Perlunya moderasi konten
Firman mengatakan kekhawatiran terkait dampak negatif selalu ada di setiap perkembangan teknologi komunikasi. Tidak hanya di era media sosial, ia menyebut kekhawatiran dampak buruk perkembangan teknologi komunikasi sudah ada sejak abjad atau aksara berbasis tulisan muncul di masa terkait.
Namun pada akhirnya, abjad tetap bertahan karena banyak dampak positifnya apabila bisa diajarkan penggunaannya secara tepat. Karena itu, Firman menyebutkan hal serupa juga seharusnya dilakukan di masa media sosial di era modern ini.
"Karena ini adalah perangkat yang bakal digunakan dalam jangka panjang untuk ekspresi budaya maka yang tepat itu harus diajarkan cara penggunaannya yang benar," ujarnya.
Secara khusus, apabila kebijakan pembatasan bermedia sosial diciptakan, Firman mengatakan ada baiknya pemerintah menitikberatkan tanggung jawab platform dalam memastikan sistem moderasi konten. Hal itu diperlukan karena sebagai inovator maka platform harus bisa menghadirkan sistem yang andal dan menekan peredaran konten negatif.
" Aturan ini harusnya menekankan peran platform yang harus dipastikan keamanan layanannya karena mereka yang mengadakan sortir terhadap konten-konten negatif dari platform," papar Firman.

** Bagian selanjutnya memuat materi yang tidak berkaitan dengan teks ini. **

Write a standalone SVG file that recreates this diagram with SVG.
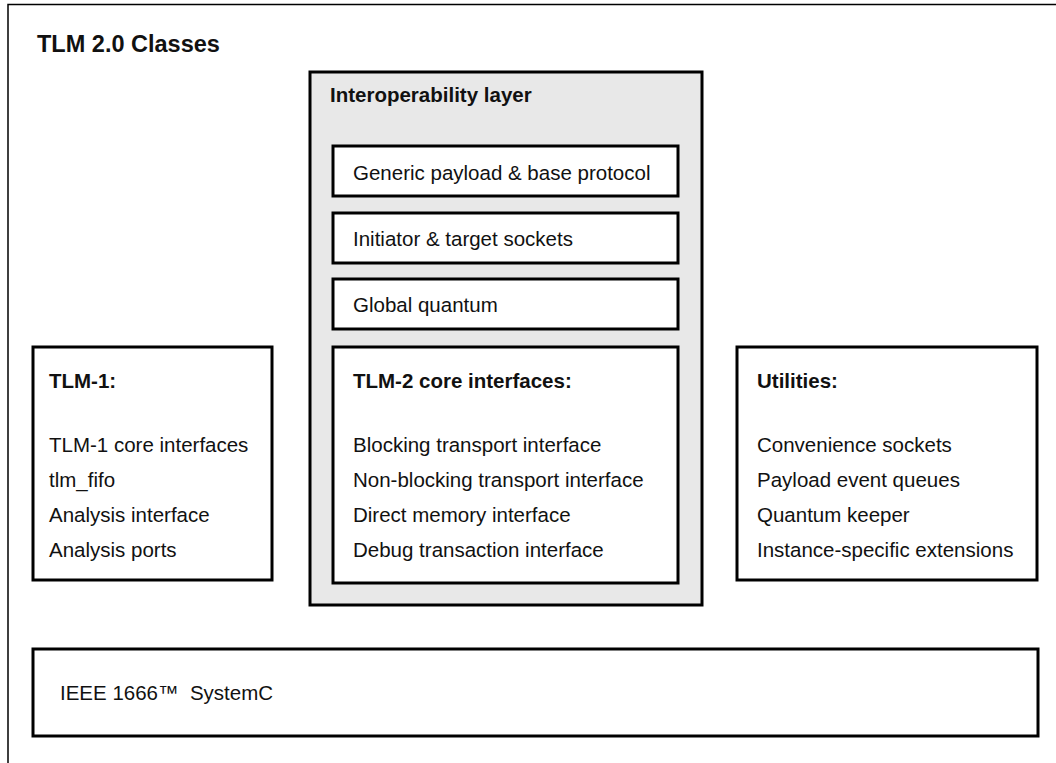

Terkait pengaturan media sosial, sebelumnya diberitakan pemerintah tengah menimbang untuk melakukan pembatasan akses media sosial bagi anak di bawah umur. Yang, terbaru Menteri Komunikasi dan Digital (Menkomdigi) Meutya Hafid pada Kamis, 30 Januari 2025, menyebut pihaknya masih melakukan kajian untuk membentuk aturan tersebut.
"Mengenai pembatasan media sosial untuk anak-anak, itu masih kita kaji lebih lanjut dalam rancangan peraturan pemerintah atau mungkin undang-undang baru yang juga sedang dibahas," kata Meutya.
Menurutnya, pengaturan media sosial dibutuhkan untuk melindungi anak-anak dari risiko paparan konten negatif di ruang digital. Ia juga menyebutkan Kemkomdigi masih mengumpulkan masukan dari pihak-pihak terkait mengenai penyusunan rancangan peraturan penggunaan media sosial bagi anak. Ia mengatakan pemerintah antara lain akan meminta masukan dari Dewan Perwakilan Rakyat (DPR), kelompok pendidik, para orang tua, dan pemerhati anak mengenai penyiapan rancangan peraturan tersebut.
"Kami akan menerima semua masukan dengan hati-hati dan bijak karena ini bukan hal yang bisa diputuskan secara terburu-buru," tegasnya.